Griffith spoke to the potential danger of these different “brands” of savings groups, faulting many for not adapting enough to the specific environment of each group but rather competing with other “brands.” Griffith, who studied pastoral communities in Ethiopia, highlighted the importance of pacing with regards to groups taking on greater financial capabilities than they can handle too quickly, overburdening groups and frustrating members.
These savings groups, which Wilson sees as a complement to microcredit, are to Harper rather an alternative to microcredit programs. Frankly, he said, people do not have unlimited time to attend meetings for both microcredit and savings groups. In contrast to serving as a time-consuming add-on to microcredit, savings groups provide an alternative that is more empowering than microcredit because it is owned and operated by its members, and is very similar to what people are already doing.

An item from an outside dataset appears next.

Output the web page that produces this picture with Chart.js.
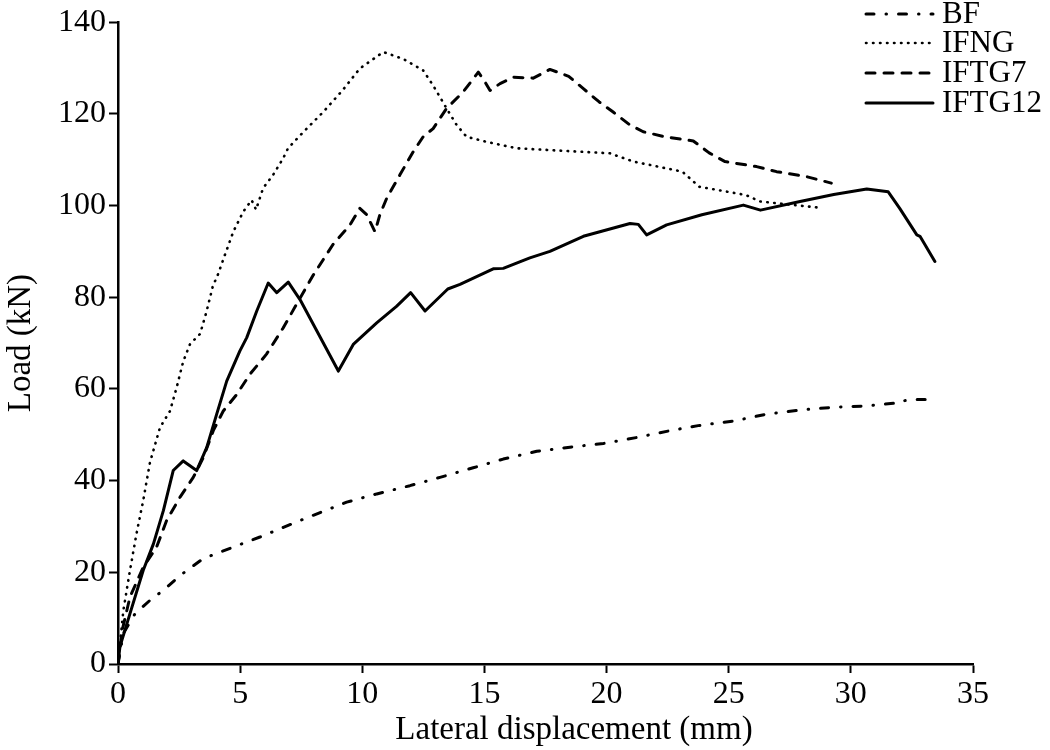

“Classic microfinance is just about putting people in debt,” said Harper, and in many cases, it is exploitative because it requires a continual involvement on the part of the microfinance institution and has massively expanded debt among the rural poor.
As with Harper, for Ingrid Munro, founder of the Kenyan microfinance institution Jamii Bora, saving is an integral first step in borrowing, because it teaches people how to manage money. Munro, who spoke at the 2010 Africa – Middle East Regional Microcredit Summit in Nairobi this past April, cited how many people must first take the important step of learning how to save:
“When you are a beggar you have learned that if you get some money from some nice tourist, then you buy food and you eat it with your kids right away; then nobody can steal it from you. So they were not used to saving, and we had to teach them how to save before they could borrow. [our emphasis] So we insisted you can borrow twice as much as you have saved, but you have to save first. And that has been a blessing actually for us; that has taught everybody how to handle it.”

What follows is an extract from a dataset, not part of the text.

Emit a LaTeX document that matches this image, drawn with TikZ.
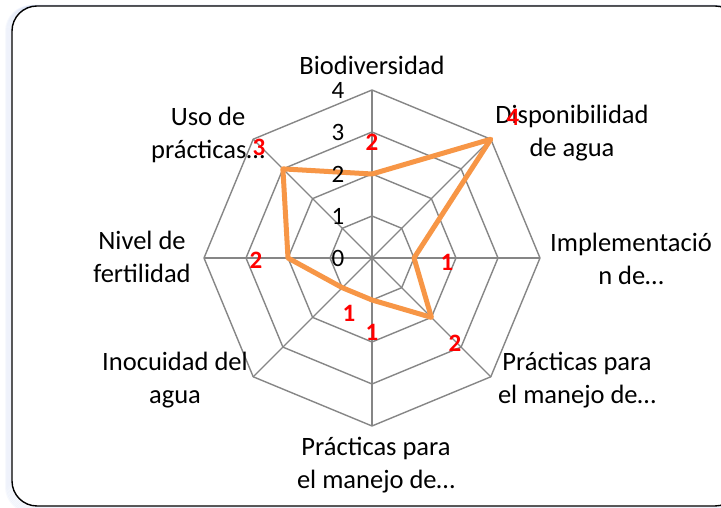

This panel examined savings groups from many angles and in their multiple capacities, and through different points of view, discussed the usefulness of them as a complement or an alternative to microcredit programs. The latter argument criticizes microcredit programs for allowing clients to access money that they had not first saved. This is all well and good when group members diversify their economic activities, so the argument goes, so that if one member’s crops fail, she can take out a loan from her fellow members who raise chickens. However, what happens when there is a disaster that affects all group members at once?

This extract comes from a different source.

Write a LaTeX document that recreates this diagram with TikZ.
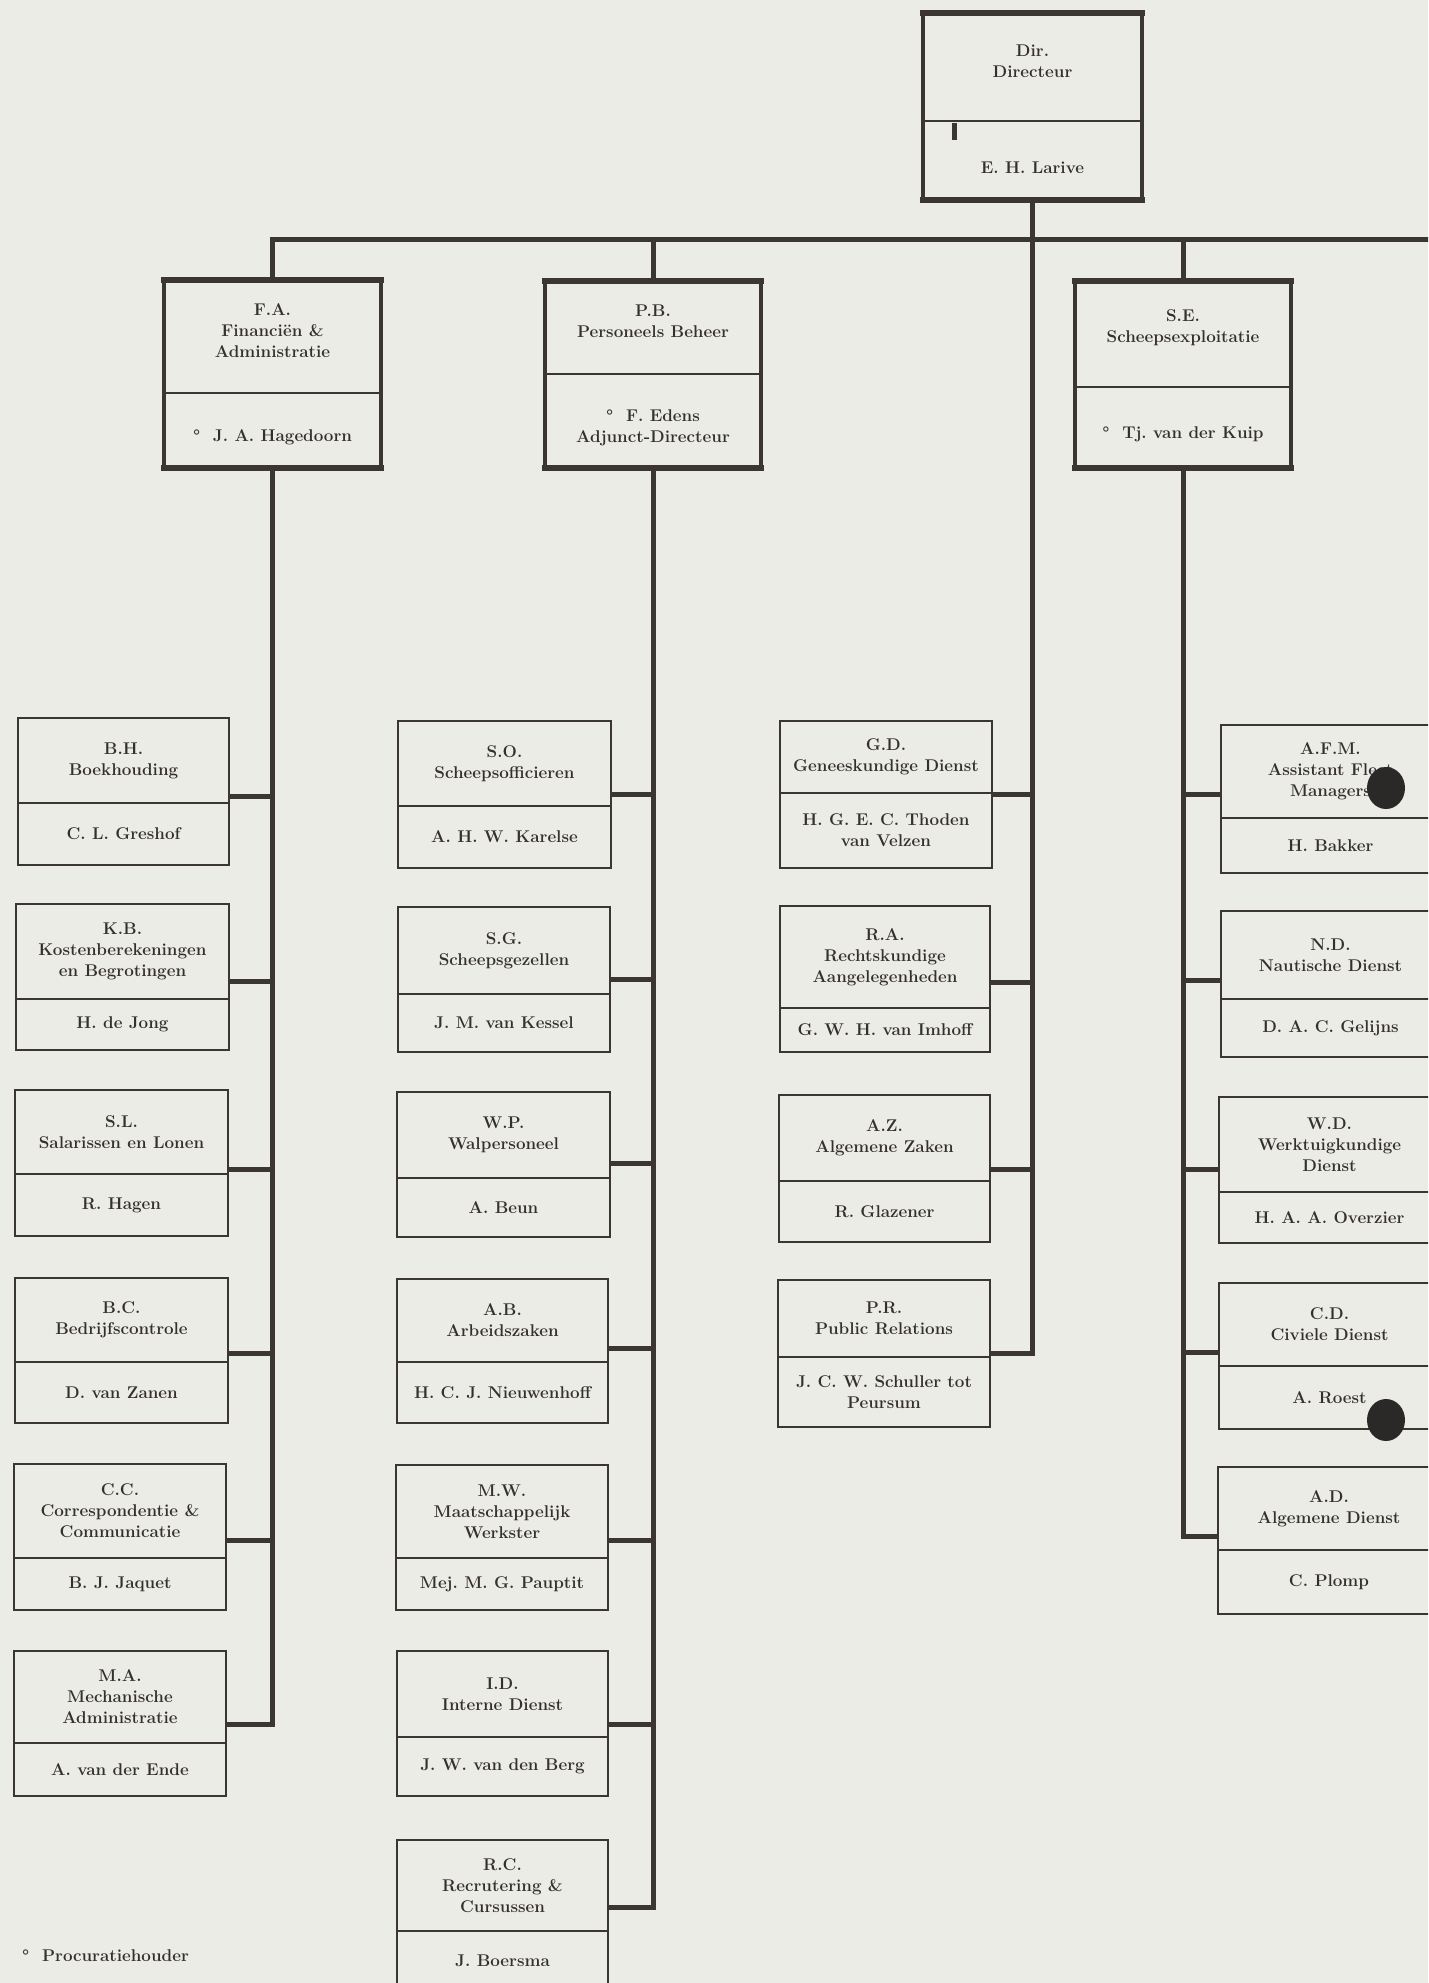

The effects of the Haiti earthquake on ROSCA members will be a test case of the “complement or alternative” debate. Though women kept up their group meetings in the spirit of solidarity, Wilson was unsure whether all group members were in need of loans from the communal fund—and there not being sufficient for everyone. Perhaps in the presence of an external fund, women would be able to access a greater amount of capital in case of emergencies.
The experience of Fonkoze, Haiti’s largest microfinance institution, and FINCA Haiti demonstrates the positive role external aid when clients have died or have lost their homes or businesses. Only with the help of a grant from the Citi Foundation could FINCA Haiti write off one third of its loans and take on 1,000 new clients. Fonkoze wrote off 10,000 loans with donations from the Red Cross and other charities, and in fact expanded to more inclusive financial and nonfinancial services (see the New York Times article).
Cases like the Haiti earthquake highlight the need for financial services for poor people that include savings as a means of empowerment but the ability to access a greater amount of capital in times of emergency.